K-S test for any difference
Anderson-Darling for weighted tail differences
Permutation test for exact comparison (computationally expensive)

Comparing Multiple Groups

Kruskal-Wallis (non-parametric alternative to ANOVA)
F-test for variance comparison (but watch the assumptions)
Levene's test for equality of variances—more robust than F-test

Quick Reference: Which Test When

Your Goal	Test to Use	Assumptions
Any difference between two groups	Kolmogorov-Smirnov	Continuous data
Difference in tails	Anderson-Darling	Continuous data
One group tends to be higher	Mann-Whitney U	Ordinal data acceptable
Test against normal	Shapiro-Wilk	Random sampling, n between 3-5000
Compare variances	Levene's Test	Approximately normal
Compare 3+ groups	Kruskal-Wallis	Independent samples
Categorical/binned data	Chi-Square	Expected frequencies > 5

Getting Started: Step-by-Step

Here's how to actually do this in practice.

Step 1: Plot First

Create histograms or density plots of both datasets. Same axes, same scales. Look for obvious differences in location, spread, and shape.

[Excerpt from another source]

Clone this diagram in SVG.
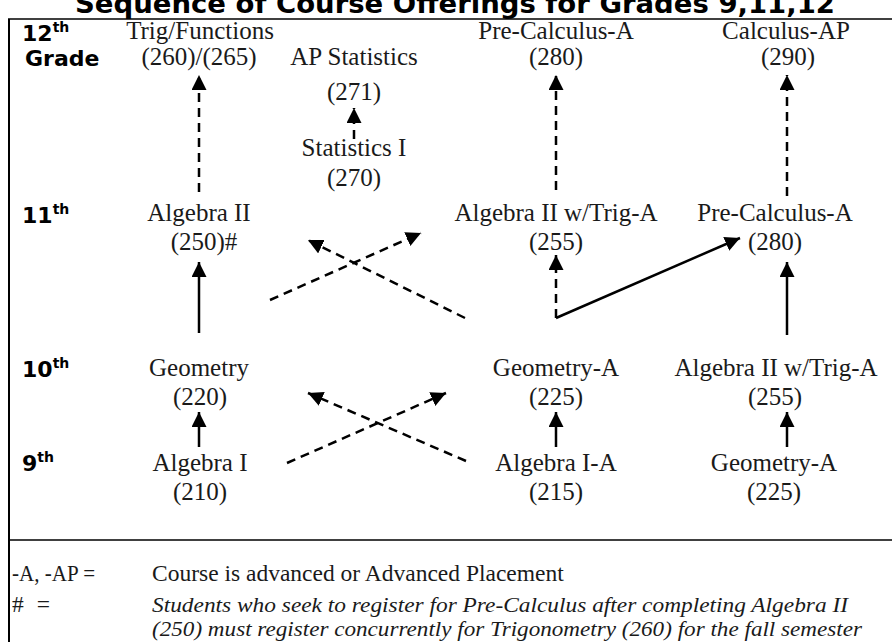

Step 2: Calculate Summary Stats

Get mean, median, variance, skewness, and kurtosis for both. Write them down side by side.

Step 3: Choose Your Test

Based on what you saw and what you want to know:

Any difference? → K-S test
Difference in tails? → Anderson-Darling
One group higher? → Mann-Whitney
Against normal? → Shapiro-Wilk

Step 4: Run the Test

Use Python, R, or any stats software. Get the test statistic and p-value.

Step 5: Interpret

P-value below your threshold (usually 0.05) means the distributions are significantly different. But remember: statistical significance isn't practical significance. A tiny difference can be statistically significant with large samples.

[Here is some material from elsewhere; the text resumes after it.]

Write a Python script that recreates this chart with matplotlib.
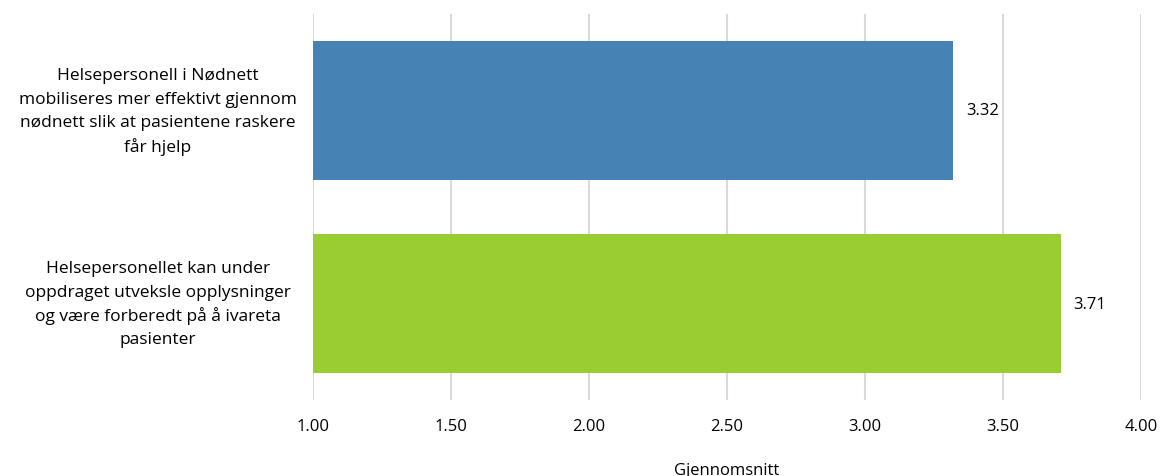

Step 6: Quantify the Difference

If they're different, quantify how. Effect size matters. Common measures:

Cohen's d for location differences
Ratio of variances for spread differences
Overlap coefficient for overall similarity

Common Mistakes to Avoid

Testing without plotting: You'll miss obvious issues like bimodality or outliers
Ignoring sample size: Large samples make tiny differences significant. Look at effect size
Using the wrong test: Non-normal data with a t-test. Just don't.
Multiple comparisons without correction: Testing 20 things at p=0.05 gives you one false positive on average
Confusing statistical and practical significance: A 0.01 difference in means can be "significant" with n=100,000

Tools That Do This

Python: SciPy (scipy.stats), statsmodels. Everything you need, free.
R: Built-in stats package, nortest for normality tests
JASP: Free, point-and-click, good for learning
SPSS: Expensive, but if your institution has a license

For most work, Python with SciPy is enough. The documentation is solid and the tests are implemented correctly.

The Bottom Line

Compare distributions by plotting first, then testing. Visual inspection catches things tests miss. Choose your test based on what you actually want to know—not what's convenient. And always report effect sizes alongside p-values.

No single test works for everything. Know what each test is actually testing. The K-S test and Mann-Whitney test answer different questions, even though people treat them interchangeably. Read the documentation. Check the assumptions.